Grau, verwinkelt, unheimlich: Das Haus der Elektra. Foto: Matthias Jung

Roland Aeschlimann hat dies in Form eines gewaltigen Hauses erbaut und auf die Spielfläche gewuchtet. Flackernde Lichter. Fensterlose Löcher, aus denen bisweilen Tote herausbaumeln, graue Mauern, die das Innere weitgehend verbergen. Erst am Ende, wenn Elektras Bruder Orest aus Rache die Mutter und deren Liebhaber gemeuchelt hat, bekommen wir Einblick. In ein Eingeweide, das so deformiert ist wie die Seelen der Menschen.

Elektra also, gefangen in der Beschwörung ihres erschlagenen Vaters Agamemnon und ihrer Gier nach Vergeltung. Gefesselt vom eigenen Wahn und daraus resultierender Einsamkeit. Doch ach: So sehr Linda Watson die Partie betörend, verstörend, aufbegehrend singt, in leuchtenden Farben und in größter Kraft, so wenig körperliche Exaltation lässt Regisseur Christof Nel zu. Das Racheweib wirkt kalt, mitunter wie unbeteiligt. Selbst die große Mutter-Tochter-Szene, mit Renée Morloc als Klytämnestra, die ihre Stimme bis in die Überzeichnung treibt, bleibt ein eher zahmes Duell.
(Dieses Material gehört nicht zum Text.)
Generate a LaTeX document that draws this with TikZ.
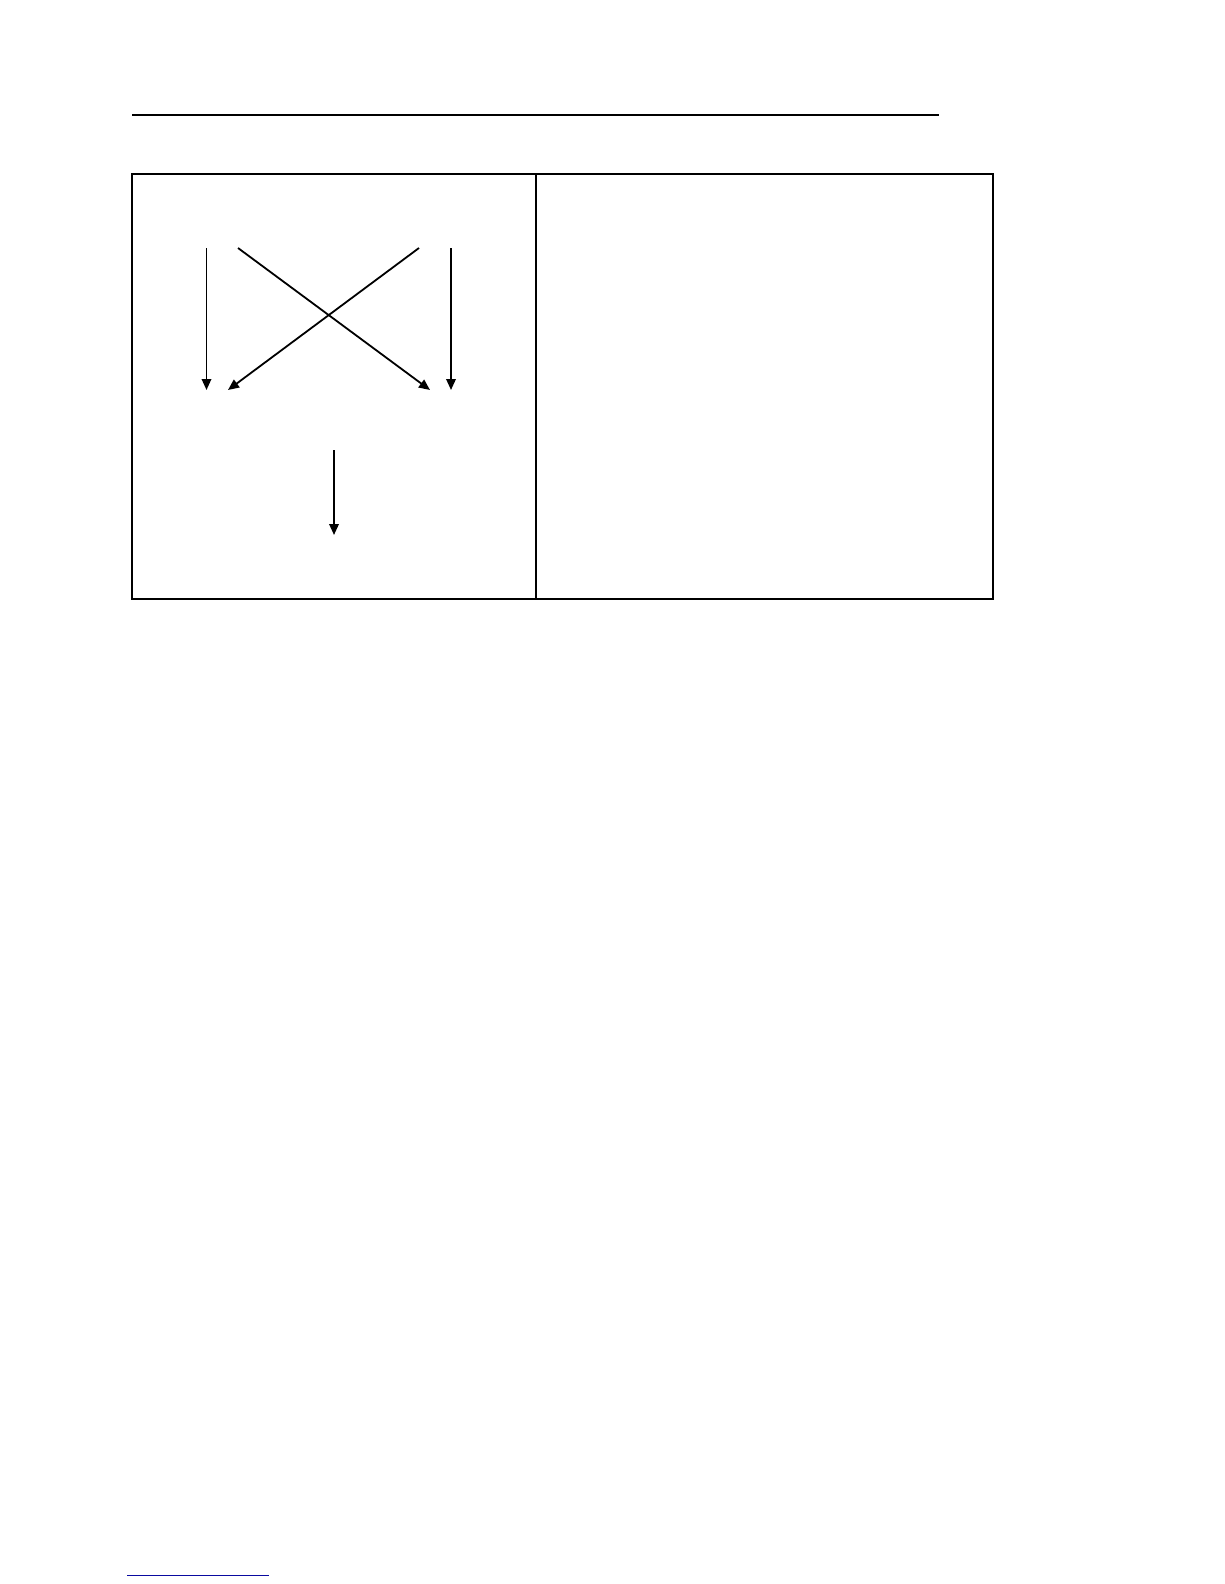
\documentclass[tikz,border=0pt]{standalone}
\usetikzlibrary{arrows.meta}
\definecolor{linkblue}{RGB}{10,10,160}
\begin{document}
\begin{tikzpicture}[x=1pt,y=-1pt,
  frame/.style={line width=1.5pt,black},
  arr/.style={line width=1.8pt,-{Triangle[length=11pt,width=9.5pt]}},
  rule/.style={line width=2pt,black}]
\useasboundingbox[fill=white] (0,0) rectangle (1224,1584);
% top rule
\coordinate (r1) at (132,115);
\coordinate (r2) at (939,115);
\draw[rule] (r1) -- (r2);
% table frame
\coordinate (tl) at (132,174);
\coordinate (br) at (993,599);
\coordinate (dt) at (536,174);
\coordinate (db) at (536,599);
\draw[frame] (tl) rectangle (br);
\draw[frame] (dt) -- (db);
% arrows
\coordinate (a1s) at (206.5,248);
\coordinate (a1e) at (206.5,390);
\coordinate (a2s) at (238,248);
\coordinate (a2e) at (430,390);
\coordinate (a3s) at (419,248);
\coordinate (a3e) at (228,390);
\coordinate (a4s) at (451,248);
\coordinate (a4e) at (451,390);
\coordinate (a5s) at (334,450);
\coordinate (a5e) at (334,535);
\draw[arr] (a1s) -- (a1e);
\draw[arr] (a2s) -- (a2e);
\draw[arr] (a3s) -- (a3e);
\draw[arr] (a4s) -- (a4e);
\draw[arr] (a5s) -- (a5e);
% footnote rule
\coordinate (f1) at (127,1575);
\coordinate (f2) at (269,1575);
\draw[line width=1pt,linkblue] (f1) -- (f2);
\end{tikzpicture}
\end{document}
Immerhin darf sich Morloc wie eine Besessene, von Träumen Geplagte austoben, so wie Elektras Schwester Chrysothemis (Morenike Fadayomi, mit einigen Problemen bei der Stimmfokussierung), dauererregt an einem Brautkleid herumnestelt. Pure Statik hingegen umgibt den totgeglaubten Bruder Orest. Doch in seiner steifen Würde wirkt der Mann eminent bedrohlich, weil Hans-Peter Königs Bass noch das größte, stärkste orchestrale Wirbeln trefflich übertönt.

So soll erneut von den Düsseldorfer Symphonikern die Rede sein. Die Dirigent Axel Kober anfangs zügelt, um ihnen alsbald freien Lauf zu lassen. Und die doch, trotz aller Klangwucht, stets die Balance halten zu den Solisten, die ungemein textverständlich singen. Damit wird diese Rheinopernproduktion zu einem singulären Ereignis.

Wohl dem, der bis zu den letzten brutalen Schlägen des Orchesters ausgehalten hat. Sehr sehr schade allerdings, dass es nur noch eine Vorstellung gibt, am 7. Oktober.